ところで、自分の必要なものは自分が一番知っているように思っているが、実は、そうではない場合が多い。
つまり、自分が本当は何を望んでいるのかが分からないのだ。
だが、全意識の5パーセントに過ぎないと言われる顕在意識には分からなくても、はるかに広大な潜在意識には分かっている。
一般暗示で「あらゆる面」と言った時、自分では気付かない必要や願いも、ちゃんと対象になるのである。
イエスが「神はあなたの必要なものをよく知っている」と言ったようなものである。

クーエは、自己暗示の言葉はリズムが大事だと考え、苦労して作ったようだ。
しかし、上記の日本語訳はどうかというと、あくまで主観だが、あまりリズムがあるとは思えない。
また、これもあくまで私にとってはだが、まず、これらの言葉は長過ぎると思う。
そこで私としては、いつもご紹介する、「神様の奇跡が起こる」と唱える方を選ぶのである。
(「神様の奇跡が起こる」は、教育学者、七田眞氏の『奇跡の超「右脳」開運法』にある、ホームレスの男が奇跡を起こした言葉)
これも偉大な一般暗示であると思う。
それでも長いと思う時は、ジョセフ・マーフィーの「単語法」と呼ばれる、「成功」とか「勝利」という言葉を唱えるだけでも良い。
こちらの方が好みに合い、楽しくやれる人も多いだろう。
また、これは一見、特殊暗示に属すると思われるが、「富」という言葉は、実際のところ、経済面だけでなく、健康、友愛などの面での豊かさを示唆するのではないかと思う。

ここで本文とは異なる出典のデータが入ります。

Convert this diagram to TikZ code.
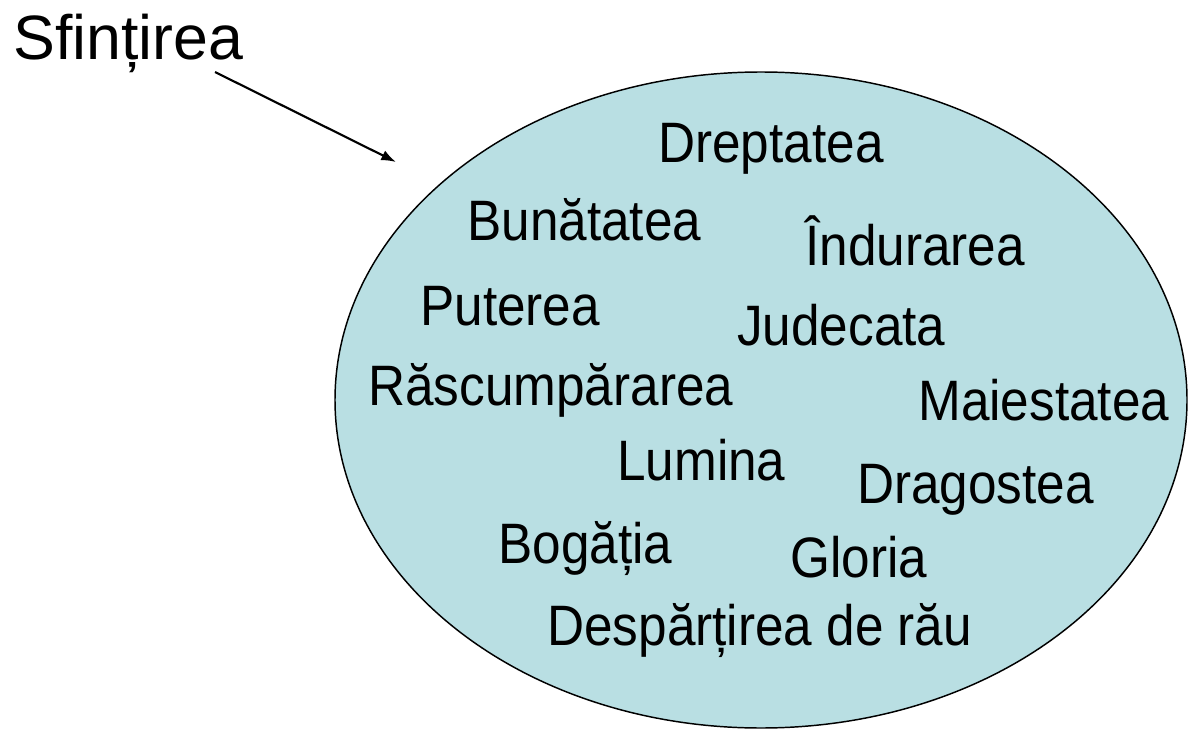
\documentclass[tikz,border=0pt]{standalone}
\usepackage{fontspec}
\setmainfont{Liberation Sans}
\usepackage{xcolor}
\usetikzlibrary{arrows.meta}
\definecolor{setblue}{RGB}{185,223,227}
\newcommand{\narrowtext}[1]{\scalebox{0.9}[1]{#1}}
\tikzset{
  virtue/.style={anchor=base west, inner sep=0pt, font=\fontsize{42.75}{48}\selectfont},
  title/.style={anchor=base west, inner sep=0pt, font=\fontsize{47}{52}\selectfont}
}

\begin{document}
\begin{tikzpicture}[x=0.75pt,y=0.75pt,yscale=-1,xscale=1]
    \useasboundingbox (0,0) rectangle (1189,731);

    %Shape: Ellipse [id:sfintirea-set]
    \draw [fill=setblue, line width=1.1pt] (761,400) ellipse (426 and 328);

    % Text Node
    \node [title] (sfintirea) at (13,60) {Sfințirea};
    %Arrow
    \coordinate (arrowtail) at (215,72);
    \coordinate (arrowhead) at (396,162);
    \draw [line width=1.6pt, -{Latex[length=11pt,width=8pt]}] (arrowtail) -- (arrowhead);

    % Text Node
    \node [virtue] (dreptatea) at (658,163) {\narrowtext{Dreptatea}};
    % Text Node
    \node [virtue] (bunatatea) at (467,240) {\narrowtext{Bunătatea}};
    % Text Node
    \node [virtue] (indurarea) at (805,265) {\narrowtext{Îndurarea}};
    % Text Node
    \node [virtue] (puterea) at (420,325) {\narrowtext{Puterea}};
    % Text Node
    \node [virtue] (judecata) at (737,345) {\narrowtext{Judecata}};
    % Text Node
    \node [virtue] (rascumpararea) at (368,405) {\narrowtext{Răscumpărarea}};
    % Text Node
    \node [virtue] (maiestatea) at (918,420) {\narrowtext{Maiestatea}};
    % Text Node
    \node [virtue] (lumina) at (617,480) {\narrowtext{Lumina}};
    % Text Node
    \node [virtue] (dragostea) at (857,503) {\narrowtext{Dragostea}};
    % Text Node
    \node [virtue] (bogatia) at (498,563) {\narrowtext{Bogăția}};
    % Text Node
    \node [virtue] (gloria) at (790,577) {\narrowtext{Gloria}};
    % Text Node
    \node [virtue] (despartirea) at (547,645) {\narrowtext{Despărțirea de rău}};

\end{tikzpicture}
\end{document}
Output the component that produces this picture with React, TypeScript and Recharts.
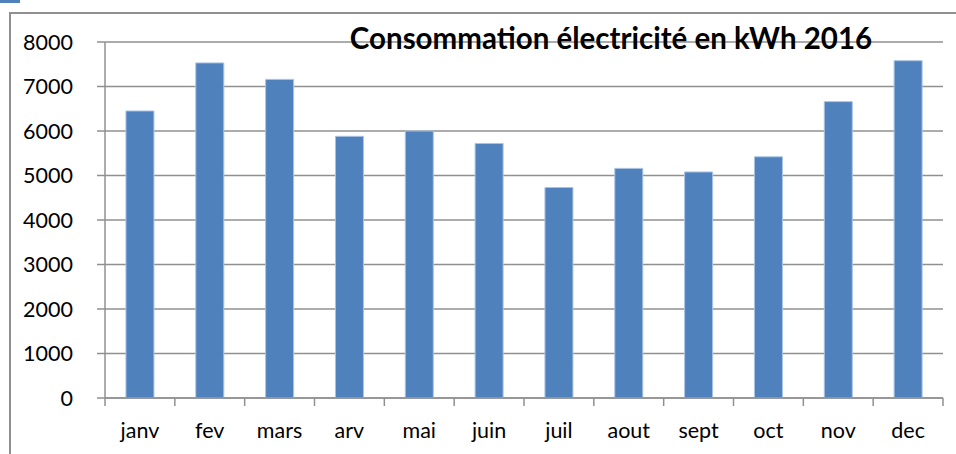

それに、お金が全てではないが、多くの人間の第一の悩みはお金であると思う。
だから、「富」という言葉の単語法を好ましく思う人も多いと思われ、そんな人は「富」と唱えれば良い。
効果は、ジョセフ・マーフィーも保証している。

幸福になる方法が分からないなら、クーエの自己暗示を行うか、「神様の奇跡が起こる」、あるいは、「成功」「勝利」「富」などの言葉を唱えることをすぐに始めるのが良いと思う。
クーエは、夜、床についてからと、朝、目覚めた時に、20回ほど唱えることを薦めている。
ジョセフ・マーフィーは、単語法を、やはり、眠りながら唱えることも薦めているが、日中も定期的に、あるいは、いつでも唱えることも薦めている。
「神様の奇跡が起こる」で奇跡を起こしたホームレスは、1日中、1週間か2週間唱えることで奇跡が起こった。
私は、法然が念仏を、「常に」唱えるよう教えたように、常に唱えるのが良いと思う。
なぜなら、我々は、幼い頃から、マイナスの暗示を叩きこまれ、さらに、テレビ、新聞などのメディアからもマイナスの暗示になる言葉を、長年、浴びせられ続けている。
そして、頭の良い権力者達によって、我々に奴隷精神を叩き込むために、意図的に我々に聞かせたり見させたりするマイナスの言葉も多いに違いないのだ。
それに打ち勝ち、自分が本来持っている驚異の力を解放するためには、法然の念仏のように、「生活しながら唱える」のではなく「唱えながら生活する」ほどでなくてはならないと思う。
私に関して言えば、自己暗示やアファーメーションだけが仕事なのであり、それ以外は自動的に行われることであると見なしている。